Discussion in 'Options' started by NiteRider, May 17, 2002.

  1. Ok another rookie question to the options traders.

    I have seen many references to the fact that MMs attempt to make the most widley held stock options worthless by walking the actual stock to the most logical price for this.

    1. 1st of all is this really true or is it BS from traders who blame MMs for everything that moves against them.

    2. If it is true is it only the NAZ listed MMs or do NYSE specialists play this game too.

    3. Can anyone point me to a website or book that will explain in the best terms how I would compute the most likely target price if this is true.

    Obviously I can figure out how to make some options worthless vs. the stock. I have a few guesses as to possible formulas to make the best case scenario for MMs on option expiration day also.

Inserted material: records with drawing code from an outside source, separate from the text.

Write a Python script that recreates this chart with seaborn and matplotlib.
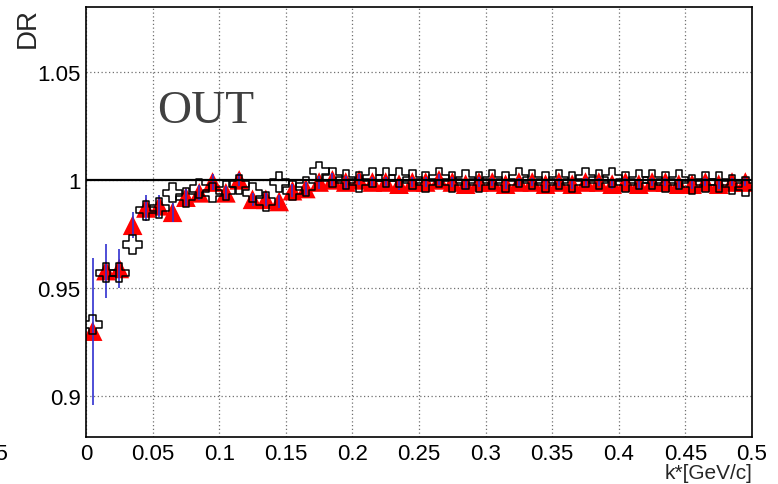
import matplotlib
matplotlib.use("Agg")
import matplotlib.pyplot as plt
import numpy as np
import pandas as pd
import seaborn as sns
from matplotlib.ticker import FixedLocator, FixedFormatter

# k* bin centres [GeV/c]
k_star = [0.005, 0.015, 0.025, 0.035, 0.045, 0.055, 0.065, 0.075, 0.085, 0.095,
          0.105, 0.115, 0.125, 0.135, 0.145, 0.155, 0.165, 0.175, 0.185, 0.195,
          0.205, 0.215, 0.225, 0.235, 0.245, 0.255, 0.265, 0.275, 0.285, 0.295,
          0.305, 0.315, 0.325, 0.335, 0.345, 0.355, 0.365, 0.375, 0.385, 0.395,
          0.405, 0.415, 0.425, 0.435, 0.445, 0.455, 0.465, 0.475, 0.485, 0.495]

# double ratio, open crosses
dr_cross = [0.933, 0.957, 0.957, 0.970, 0.986, 0.987, 0.994, 0.992, 0.996, 0.994,
            0.995, 0.998, 0.994, 0.990, 0.999, 0.995, 0.997, 1.004, 1.001, 1.000,
            0.999, 1.001, 1.001, 1.001, 1.000, 0.999, 1.001, 0.999, 1.000, 0.999,
            1.000, 0.999, 1.001, 1.000, 0.999, 1.000, 0.999, 1.001, 1.000, 1.001,
            0.999, 1.000, 1.000, 0.999, 1.000, 0.998, 0.999, 0.999, 0.998, 0.997]

# double ratio, full triangles, with statistical errors
dr_tri = [0.930, 0.958, 0.959, 0.979, 0.987, 0.988, 0.985, 0.992, 0.994, 0.999,
          0.994, 1.000, 0.991, 0.991, 0.990, 0.995, 0.996, 0.999, 1.000, 0.999,
          1.000, 0.999, 0.999, 0.998, 0.999, 0.999, 1.000, 0.999, 0.998, 0.999,
          0.999, 0.998, 0.999, 0.999, 0.998, 0.999, 0.998, 0.999, 0.999, 0.998,
          0.999, 0.998, 0.999, 0.999, 0.998, 0.998, 0.999, 0.998, 0.999, 0.999]
dr_tri_err = [0.034, 0.0125, 0.009, 0.006, 0.006, 0.005, 0.0045, 0.004, 0.0035, 0.0035,
              0.003, 0.003, 0.003, 0.003, 0.003, 0.003, 0.003, 0.003, 0.003, 0.003,
              0.0025, 0.0025, 0.0025, 0.0025, 0.0025, 0.0025, 0.0025, 0.0025, 0.0025, 0.0025,
              0.002, 0.002, 0.002, 0.002, 0.002, 0.002, 0.002, 0.002, 0.002, 0.002,
              0.002, 0.002, 0.002, 0.002, 0.002, 0.002, 0.002, 0.002, 0.002, 0.002]

x_ticks = [0, 0.05, 0.1, 0.15, 0.2, 0.25, 0.3, 0.35, 0.4, 0.45, 0.5]
x_tick_labels = ["0", "0.05", "0.1", "0.15", "0.2", "0.25", "0.3", "0.35", "0.4", "0.45", "0.5"]
y_ticks = [0.9, 0.95, 1.0, 1.05]
y_tick_labels = ["0.9", "0.95", "1", "1.05"]

df = pd.DataFrame({"k": k_star, "cross": dr_cross, "tri": dr_tri, "err": dr_tri_err})

sns.set_theme(style="white")
plt.rcParams["font.family"] = ["Liberation Sans", "DejaVu Sans"]

fig = plt.figure(figsize=(7.78, 4.85), dpi=100)
fig.patch.set_facecolor("white")
ax = fig.add_axes([86 / 778, 1 - 438 / 485, 666 / 778, 430 / 485])
ax.set_facecolor("white")

# full red triangles
sns.scatterplot(data=df, x="k", y="tri", marker="^", s=200, color="#ff0000",
                edgecolor="none", linewidth=0, ax=ax, zorder=2)
# error bars
ax.vlines(df["k"], df["tri"] - df["err"], df["tri"] + df["err"],
          color="#3030d0", linewidth=1.2, zorder=3)
# reference line at unity
ax.axhline(1.0, color="black", linewidth=1.6, zorder=3.5)
# open crosses
sns.scatterplot(data=df, x="k", y="cross", marker="P", s=190, facecolor="none",
                edgecolor="black", linewidth=1.1, ax=ax, zorder=4)

ax.set_xlim(0, 0.5)
ax.set_ylim(0.881, 1.080)

ax.xaxis.set_major_locator(FixedLocator(x_ticks))
ax.xaxis.set_major_formatter(FixedFormatter(x_tick_labels))
ax.yaxis.set_major_locator(FixedLocator(y_ticks))
ax.yaxis.set_major_formatter(FixedFormatter(y_tick_labels))

ax.grid(True, color="#707070", linestyle=(0, (1, 2)), linewidth=0.9)
ax.tick_params(axis="both", direction="in", colors="black", labelsize=16, width=1.0)
ax.tick_params(axis="x", length=9.5, pad=4.5)
ax.tick_params(axis="y", length=14.5, pad=4)
for s in ax.spines.values():
    s.set_color("black")
    s.set_linewidth(1.2)

ax.set_xlabel("k*[GeV/c]", fontsize=15, loc="right")
ax.xaxis.label.set_va("top")
ax.xaxis.set_label_coords(1.0, (438 - 464) / 430)

ax.set_ylabel("DR", fontsize=20, loc="top")
ax.yaxis.label.set_rotation_mode("default")
ax.yaxis.label.set_ha("center")
ax.yaxis.label.set_va("top")
ax.yaxis.set_label_coords((28 - 86) / 666, 1.0)

ax.text((157 - 86) / 666, (438 - 123) / 430, "OUT", transform=ax.transAxes,
        fontsize=34, family=["Liberation Serif", "DejaVu Serif"], color="#404040",
        ha="left", va="baseline")

# tail of the neighbouring panel's last tick label
fig.text(8 / 778, 1 - 444 / 485, "0.5", ha="right", va="top", fontsize=16, color="black")

fig.savefig("out.png", dpi=100, facecolor="white")
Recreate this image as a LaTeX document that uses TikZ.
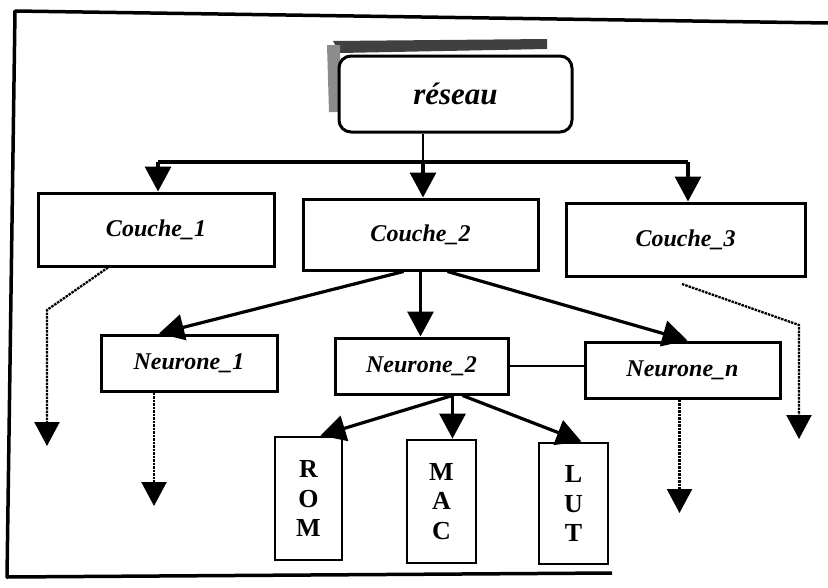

    I'm interested in this information so I'm better equipped for tommorro and then the next expire date, but for an example:

    I hold a very happy :) short position on REI currently which closed at $14.50 today.
    I see various levels of open interest at various strike prices here:

    Now since this is an NYSE stock I'll assume (maybe stupidly) that the specialist doesn't have any interest or care about what happens to the folks dealing the options. Right? He simply marches the price around based on buy/sell orders coming in.

    I realize I know very little about options so please don't state that as I'm aware of it. I understand the concept of options but that's it.

    Any insight greatly appreciated.
  2. I think that is bullshit, with certain rare exceptions in thinly traded stocks that might be within a dollar of a strike on expiration day.
  3. Stock prices tend to gravitiate to a near strike price with a lot of open interest.

    Forx example, XYZ stock trading at 30 with lots of open interest at the 30 level.

    It happens because most market makers/specialist are trading delta neutral. Thus, speculators who are long 30 calls are going to try to get whatever they can for their option before it expires worthless (they do not want to own the stock) so they sell the call options. The specialist/market makers buy the calls on the bid and sell their stock hedge to remain delta neutral. The same happens on the put side.

    You get the picture.
  4. Support and resistance levels (classical TA) will probably give you the most consistent results. Sell puts below support; sell calls above resistance.

    Every now and then Don Bright comments on how stocks like IBM are controlled by the CBOE. He's probably the best guy to answer that.
  5. ktm


    #1 is your answer and metooxxx got it right IMO. Max Pain is max bullshit.

    Most of the open contracts are nearest the closest strike because that's where the stock has been trading. Most people work "around the money" contracts. The MMs generally could care less where the underlying closes because they are capturing the spread and time value - as they hedged with the other side.